In its analysis, the court cited the default rule that a purchaser of assets is not liable for the seller's liabilities. It cited the four exceptions to this default rule, namely: 1) an express or implied agreement to assume the liabilities; 2) a consolidation or merger of the buyer or seller; 3) when the purchaser is a mere continuation of the seller; and 4) a fraudulent transaction intended to avoid the seller's liabilities. Here, only the third exception, mere continuation, was at issue.
The court defined the exception very narrowly. Citing earlier cases, the court said the exception "is designed to prevent a situation whereby the specific purpose of acquiring assets is to place those assets out of the reach of the predecessor's creditors… to allow the predecessor to escape liability by merely changing hats would amount to fraud." (Here, the court seemed very close to failing to distinguish between the mere continuation exception and the fraud exception.) In Illinois, the courts have consistently looked to a continuation of the corporate entity of the seller, not the seller's business operation. Illinois courts have "consistently required identity of ownership before imposing successor liability under [the continuation exception]."
In this case, the court concluded, "Examining the entire ownership history of the [Corporation] establishes that there was no identity of ownership that would make the LLC merely a continuation of the [Corporation]."
There were a number of gaps in Walsh's argument to argue for a continuation of the Corporation's business. First, after the sale in 2006, Jerry Kulhanek was not a shareholder of the Corporation and was only a 12.5% shareholder in the Holding Company. Jerry never had an ownership interest in the ultimate parent, H.I.G. Iron Works, Inc.
Second, Jerry resigned as an employee in December 2009 and from the board of directors in May 2010. The LLC was formed and purchased the assets of the Corporation over a year later in June 2011.
Third, there was a clear break in leadership.
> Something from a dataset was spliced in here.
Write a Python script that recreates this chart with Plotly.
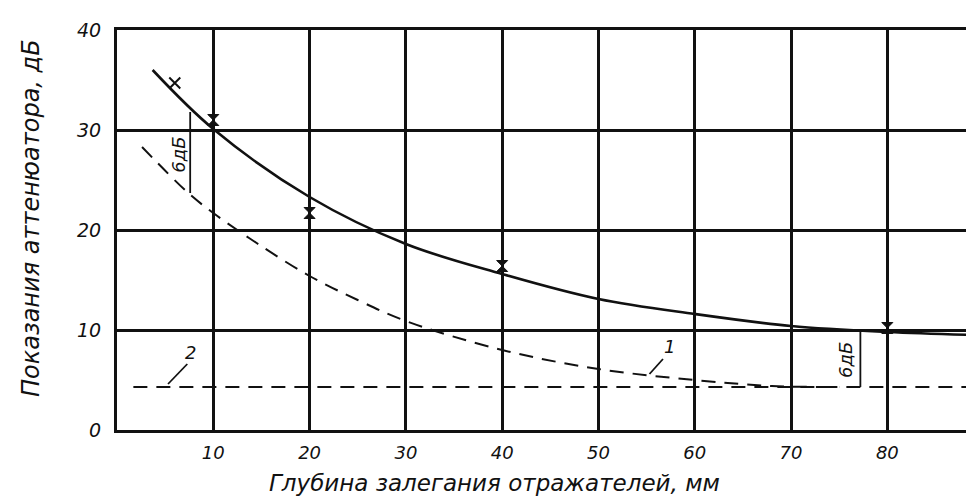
import plotly.graph_objects as go

# ---- data ----
x_ticks = [10, 20, 30, 40, 50, 60, 70, 80]
y_ticks = [0, 10, 20, 30, 40]

solid_x = [3.7, 10, 20, 30, 40, 50, 60, 70, 80, 89]
solid_y = [36.0, 30.1, 23.3, 18.6, 15.6, 13.1, 11.6, 10.4, 9.8, 9.5]

curve1_x = [2.6, 7.4, 10, 14.5, 20, 25, 30, 40, 50, 60, 68, 75]
curve1_y = [28.3, 23.7, 21.7, 18.7, 15.4, 13.0, 10.9, 8.0, 6.1, 5.0, 4.4, 4.3]

curve2_x = [1.7, 89]
curve2_y = [4.3, 4.3]

cross_x = [6.0]
cross_y = [34.7]
pts_x = [10, 20, 40, 80]
pts_y = [31.0, 21.7, 16.4, 10.2]

dim1_x = [7.6, 7.6]
dim1_y = [31.8, 23.7]
dim2_x = [77.2, 77.2]
dim2_y = [9.9, 4.3]

lead1_x = [55.3, 56.7]
lead1_y = [5.6, 7.1]
lead2_x = [5.3, 7.3]
lead2_y = [4.6, 6.6]

FONT = "DejaVu Sans"
INK = "#111111"

fig = go.Figure()

fig.add_trace(go.Scatter(x=curve2_x, y=curve2_y, mode="lines",
                         line=dict(color=INK, width=2, dash="14px,9px")))
fig.add_trace(go.Scatter(x=curve1_x, y=curve1_y, mode="lines",
                         line=dict(color=INK, width=2, dash="14px,9px", shape="spline")))
fig.add_trace(go.Scatter(x=solid_x, y=solid_y, mode="lines",
                         line=dict(color=INK, width=2.6, shape="spline")))
fig.add_trace(go.Scatter(x=cross_x, y=cross_y, mode="markers",
                         marker=dict(symbol="x-thin", size=11, line=dict(color=INK, width=2))))
fig.add_trace(go.Scatter(x=pts_x, y=pts_y, mode="markers",
                         marker=dict(symbol="hourglass", size=11, color=INK,
                                     line=dict(color=INK, width=1))))
for dx, dy in [(dim1_x, dim1_y), (dim2_x, dim2_y), (lead1_x, lead1_y), (lead2_x, lead2_y)]:
    fig.add_trace(go.Scatter(x=dx, y=dy, mode="lines", line=dict(color=INK, width=1.8)))

ann_font = dict(family=FONT, size=18, color=INK, style="italic")
fig.add_annotation(x=6.3, y=27.5, text="6дБ", textangle=-90, showarrow=False, font=ann_font)
fig.add_annotation(x=75.6, y=7.0, text="6дБ", textangle=-90, showarrow=False, font=ann_font)
fig.add_annotation(x=57.4, y=8.4, text="1", showarrow=False, font=ann_font)
fig.add_annotation(x=7.6, y=7.8, text="2", showarrow=False, font=ann_font)

fig.add_annotation(xref="paper", yref="paper", x=-0.1003, y=0.53,
                   xanchor="center", yanchor="middle",
                   text="Показания аттенюатора, дБ", textangle=-90, showarrow=False,
                   font=dict(family=FONT, size=24, color=INK, style="italic"))
fig.add_annotation(xref="paper", yref="paper", x=0.441, y=-0.1325,
                   xanchor="center", yanchor="middle",
                   text="Глубина залегания отражателей, мм", showarrow=False,
                   font=dict(family=FONT, size=23, color=INK, style="italic"))

fig.update_layout(
    width=966, height=489,
    margin=dict(l=109, r=0, t=22, b=67),
    paper_bgcolor="white", plot_bgcolor="white",
    showlegend=False,
    font=dict(family=FONT, color=INK),
)
fig.update_xaxes(range=[0, 89], tickvals=x_ticks, ticktext=[str(v) for v in x_ticks],
                 showgrid=True, gridcolor=INK, gridwidth=3,
                 showline=True, linecolor=INK, linewidth=3, mirror=True,
                 zeroline=False, ticks="", ticklabelstandoff=4,
                 tickfont=dict(family=FONT, size=18, color=INK, style="italic"))
fig.update_yaxes(range=[0, 40], tickvals=y_ticks, ticktext=[str(v) for v in y_ticks],
                 showgrid=True, gridcolor=INK, gridwidth=3,
                 showline=True, linecolor=INK, linewidth=3,
                 zeroline=False, ticks="", ticklabelstandoff=9,
                 tickfont=dict(family=FONT, size=19, color=INK, style="italic"))

fig.write_html("out.html")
Although the president of the Corporation was also the president of the LLC, this factor was not sufficient to impose successor liability.
But, in the end, wasn't it Jerry Kulhanek who ended up with the business? Not enough, said the court. "Examining the entire ownership of the history of the [Corporation] makes clear that there was no continuity of ownership due to the significant period of time in which the [Holding Company] owned the [Corporation]." As noted, Jerry only had a small ownership in the Holding Company throughout this time. "Thus we cannot find Jerry's minimal ownership interest in the [Holding Company] to translate to the type of continuity of ownership necessary for the imposition of successor liability."
But what about the LLC's use of the Corporation's facilities and use of the Corporation's earlier projects to advertise their capabilities? The court returned to the point made early in the decision. Whether one entity is a continuation of another depends on the continuation of the entity, not on the continuation of the business. So using the same facilities as the Corporation and using photographs of the Corporation's earlier work (properly attributed to the Corporation) showed a continuation of the business, not a continuation of the entity.
Reviewing the facts as described in the court's opinion, the result is understandable and correct. The LLC properly excluded the liabilities when it purchased the assets of the Corporation. The court honored the contract as written. If anything, by defining the continuation exception narrowly, the court's analysis and opinion will make future claims of successor liability based on continuation more difficult.